Herman Chernoff

Herman Chernoff

Emeritus Professor of Applied Mathematics

Office: off-campus


Statistics, Probability


Herman Chernoff joined the MIT Mathematics Faculty in 1974, following a faculty appointment in the Statistics Department at Stanford University (Dept Head 1972-73). He left MIT in 1985 to join the Statistics Faculty at Harvard University, from where he retired in 1997.

Chernoff received a PhD in Applied Mathematics at Brown University in 1948 under the supervision of Abraham Wald (at Columbia University). He completed a BS degree in mathematics (minor in physics) at City College of New York in 1943, and an MSc in Applied Mathematics from Brown University in 1945. He joined the statistics faculty at Stanford University in 1952 (Professor in 1956).

In 1972 Professor Chernoff produced a 120-page monograph entitled, Sequential Analysis and Optimal Design, re-presenting much of his research over prior years with additional references, providing an unifying treatment on the latest developments of a wide variety of subjects in mathematical statistics.

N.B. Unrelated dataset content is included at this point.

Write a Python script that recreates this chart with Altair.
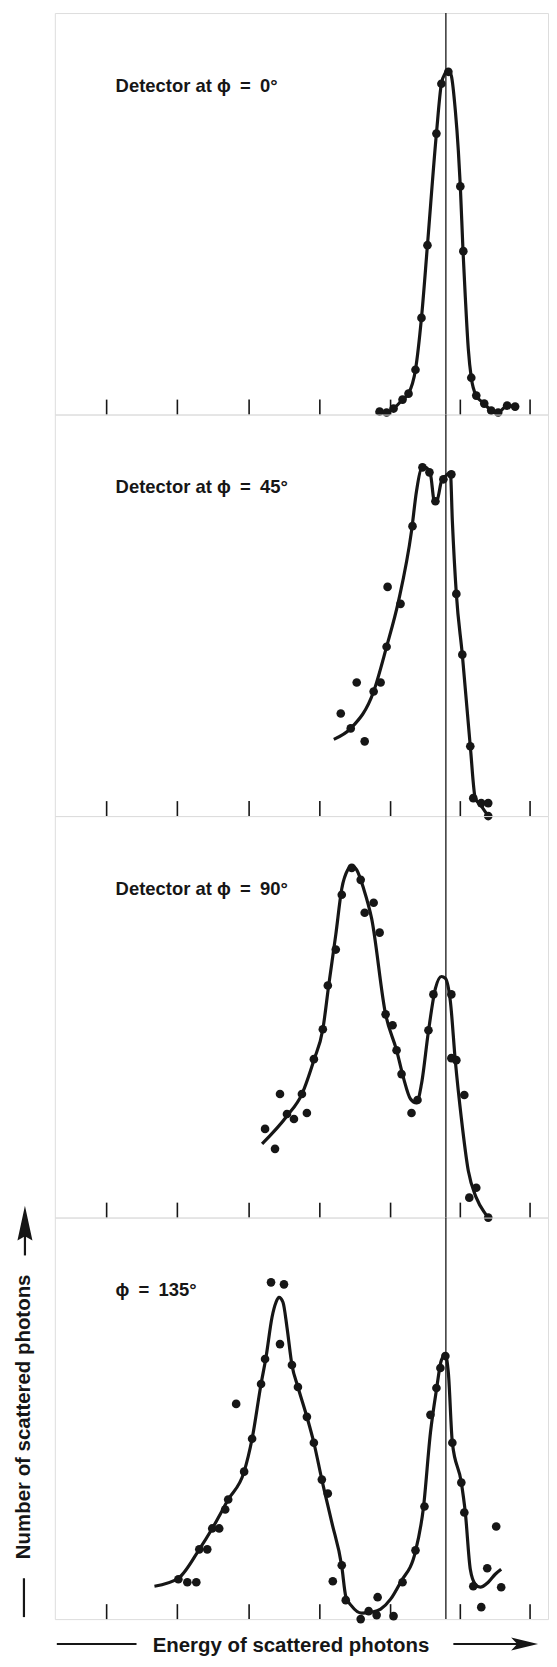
import altair as alt
import pandas as pd

# Energy (arbitrary units) vs number of scattered photons (arbitrary units)
# ---- Panel 1: phi = 0 deg
p1_dot_x = [326, 333, 340, 349, 355, 362, 368, 374, 383, 388, 395, 407, 410, 418, 423, 431, 438, 445, 454, 462]
p1_dot_y = [3, 2, 6, 15, 21, 45, 97, 170, 282, 332, 344, 229, 164, 37, 19, 11, 4, 2, 9, 8]
p1_fit_x = [322, 333, 340, 349, 355, 362, 368, 374, 383, 388, 392, 395, 398, 402, 405, 407, 409.7, 412, 415, 418, 423, 431, 438, 445, 454, 462]
p1_fit_y = [2, 2, 6, 15, 21, 45, 97, 170, 282, 332, 343, 346, 340, 305, 265, 229, 164, 118, 66, 37, 19, 11, 4, 2, 9, 8]

# ---- Panel 2: phi = 45 deg
p2_dot_x = [287, 297, 303, 311, 320, 327, 333, 334, 347, 359, 369, 376, 382, 390, 398, 403, 409, 417, 420, 428, 435, 435]
p2_dot_y = [103, 88, 134, 75, 125, 134, 170, 230, 213, 291, 350, 345, 316, 338, 343, 223, 162, 70, 18, 13, 13, 0]
p2_fit_x = [280, 297, 320, 333, 345, 358, 363, 368, 372, 377, 381, 384, 388, 393, 397, 399, 403, 409, 417, 422, 428, 435]
p2_fit_y = [77, 88, 125, 170, 216, 286, 326, 349, 350, 343, 316, 318, 336, 342, 345, 296, 223, 162, 70, 18, 10, 0]

# ---- Panel 3: phi = 90 deg
p3_dot_x = [211, 221, 226, 233, 240, 248, 253, 260, 269, 274, 282, 288, 298, 307, 311, 320, 326, 332, 339, 343,
            348, 358, 364, 375, 380, 398, 398, 403, 411, 416, 423, 435]
p3_dot_y = [89, 69, 124, 104, 99, 124, 105, 159, 189, 233, 269, 324, 351, 339, 306, 316, 286, 204, 193, 168,
            144, 105, 118, 188, 224, 224, 160, 158, 123, 20, 30, 0]
p3_fit_x = [208, 233, 248, 260, 269, 275, 282, 288, 294, 298, 303, 310, 318, 332, 343, 350, 357, 363, 368, 375,
            382, 388, 392, 397, 402, 408, 415, 423, 432, 435]
p3_fit_y = [74, 102, 124, 158, 189, 234, 284, 330, 349, 353, 349, 330, 300, 204, 168, 140, 119, 115, 134, 187,
            230, 242, 240, 217, 157, 100, 47, 20, 4, 0]

# ---- Panel 4: phi = 135 deg
p4_dot_x = [124, 133, 142, 145, 153, 158, 165, 171, 174, 190, 182, 198, 207, 211, 217, 230, 226, 238, 244, 253,
            260, 268, 274, 288, 279, 292, 307, 315, 324, 323, 340, 349, 362, 371, 377, 383, 387, 392, 399, 408,
            411, 420, 428, 434, 443, 448]
p4_dot_y = [40, 37, 37, 70, 70, 91, 91, 110, 120, 148, 216, 181, 236, 261, 338, 336, 276, 255, 233, 203,
            177, 140, 126, 54, 38, 19, 0, 8, 22, 4, 3, 37, 69, 113, 205, 232, 252, 264, 177, 137,
            107, 33, 12, 51, 93, 32]
p4_fit_x = [100, 124, 145, 158, 174, 190, 198, 207, 212, 218, 222, 225, 229, 233, 238, 244, 253, 260, 268, 278,
            288, 292, 298, 308, 318, 327, 337, 347, 362, 370, 377, 383, 388, 392, 395, 399, 408, 412, 417, 422,
            427, 435, 442, 448]
p4_fit_y = [33, 41, 70, 91, 120, 148, 181, 236, 263, 303, 318, 323, 318, 293, 255, 233, 203, 177, 140, 97,
            53, 23, 13, 6, 7, 10, 20, 37, 68, 112, 187, 230, 260, 265, 247, 177, 137, 107, 50, 35,
            32, 37, 45, 50]

tick_x = [52, 123, 195, 266, 337, 407, 477]
tick_len = 15
ref_energy = 392.5
labels = ["Detector at \u03d5\u2002=\u20020\u00b0", "Detector at \u03d5\u2002=\u200245\u00b0",
          "Detector at \u03d5\u2002=\u200290\u00b0", "\u03d5\u2002=\u2002135\u00b0"]
label_pos = (61, 330)
y_title = "Number of scattered photons"
x_title = "Energy of scattered photons"

W, H = 495, 403
X_MAX, Y_MAX = 495, 403
FONT = "Liberation Sans"
INK = "#161616"

XS = alt.Scale(domain=[0, X_MAX], nice=False, zero=False)
YS = alt.Scale(domain=[0, Y_MAX], nice=False, zero=False)


def xq(f="e"):
    return alt.X(f"{f}:Q", scale=XS, axis=None)


def yq(f="n"):
    return alt.Y(f"{f}:Q", scale=YS, axis=None)


def panel(dx, dy, fx, fy, label, extra=()):
    dots = pd.DataFrame({"e": dx, "n": dy})
    fit = pd.DataFrame({"e": fx, "n": fy})
    ticks = pd.DataFrame({"e": tick_x, "n0": [0] * len(tick_x), "n1": [tick_len] * len(tick_x)})
    refd = pd.DataFrame({"e": [ref_energy], "n0": [0], "n1": [Y_MAX]})
    lab = pd.DataFrame({"e": [label_pos[0]], "n": [label_pos[1]], "t": [label]})

    tk = alt.Chart(ticks).mark_rule(color=INK, strokeWidth=1.6).encode(x=xq(), y=yq("n0"), y2="n1:Q")
    ref = alt.Chart(refd).mark_rule(color=INK, strokeWidth=1.3).encode(x=xq(), y=yq("n0"), y2="n1:Q")
    line = alt.Chart(fit).mark_line(color=INK, strokeWidth=3.2, interpolate="monotone").encode(x=xq(), y=yq())
    pts = alt.Chart(dots).mark_circle(color=INK, size=75, opacity=1).encode(x=xq(), y=yq())
    txt = alt.Chart(lab).mark_text(align="left", baseline="middle", font=FONT, fontSize=18.5,
                                   fontWeight="bold", color=INK).encode(x=xq(), y=yq(), text="t:N")
    return alt.layer(tk, ref, line, pts, txt, *extra).properties(width=W, height=H)


one = pd.DataFrame({"a": [0]})
extras = [
    alt.Chart(one).mark_text(text=y_title, angle=270, font=FONT, fontSize=20.5, fontWeight="bold", color=INK,
                             align="center", baseline="middle").encode(x=alt.value(-31), y=alt.value(200)),
    alt.Chart(one).mark_rule(color=INK, strokeWidth=2.2).encode(
        x=alt.value(-31), y=alt.value(362), y2=alt.value(401)),
    alt.Chart(one).mark_rule(color=INK, strokeWidth=2.2).encode(
        x=alt.value(-30), y=alt.value(18), y2=alt.value(38)),
    alt.Chart(one).mark_point(shape="M0,-1L0.43,1L0,0.75L-0.43,1Z", filled=True, size=1225, opacity=1,
                              color=INK, strokeWidth=0).encode(x=alt.value(-30), y=alt.value(5.5)),
    alt.Chart(one).mark_text(text=x_title, font=FONT, fontSize=20.5, fontWeight="bold", color=INK,
                             align="center", baseline="middle").encode(x=alt.value(237), y=alt.value(430)),
    alt.Chart(one).mark_rule(color=INK, strokeWidth=2.2).encode(
        x=alt.value(2), x2=alt.value(82), y=alt.value(428)),
    alt.Chart(one).mark_rule(color=INK, strokeWidth=2.2).encode(
        x=alt.value(400), x2=alt.value(466), y=alt.value(428)),
    alt.Chart(one).mark_point(shape="M1,0L-1,-0.48L-0.55,0L-1,0.48Z", filled=True, size=729, opacity=1,
                              color=INK, strokeWidth=0).encode(x=alt.value(471.5), y=alt.value(428)),
]

c1 = panel(p1_dot_x, p1_dot_y, p1_fit_x, p1_fit_y, labels[0])
c2 = panel(p2_dot_x, p2_dot_y, p2_fit_x, p2_fit_y, labels[1])
c3 = panel(p3_dot_x, p3_dot_y, p3_fit_x, p3_fit_y, labels[2])
c4 = panel(p4_dot_x, p4_dot_y, p4_fit_x, p4_fit_y, labels[3], extras)

chart = alt.vconcat(c1, c2, c3, c4, spacing=0, bounds="flush").properties(
    padding={"left": 5, "top": 0, "right": 0, "bottom": 0}
).configure_view(stroke=INK, strokeWidth=1.8).configure(background="white")

chart.save("out.html", embed_options={"renderer": "svg", "actions": False})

Professor Chernoff's service to the academic community in both research and education has been extensive. For various periods he served on the Editorial Boards of the Annals of Mathematical Statistics, the SIAM Journal of Applied Mathematics, the Journal of Statistical Planning and Inference, and Sequential Analysis. He was a member of the Mathematics Advisory Panel of the National Science Foundation from 1962-65, and served on the Council of the Institute of Mathematical Statistics 1960-63, 70-73 & 80-82. (From 1967-68 he was President.) He also served extensively on research committees of the National Research Council, as well as on the Statistics Visiting Committees of both Harvard and Stanford Universities.

Professor Chernoff received honorary doctorates from Ohio State University, The Technion, the University of Athens and the University of Rome (La Sapienza). He is a recipient of the Townsend Harris Medal and the Samuel S. Wilks Medal. He is a Fellow of the American Academy of Arts and Sciences, and Member of the National Academy of Sciences and of the International Statistical Institute. He was also Fellow of the Association of Statistical Association and the Institute of Mathematical Statistics.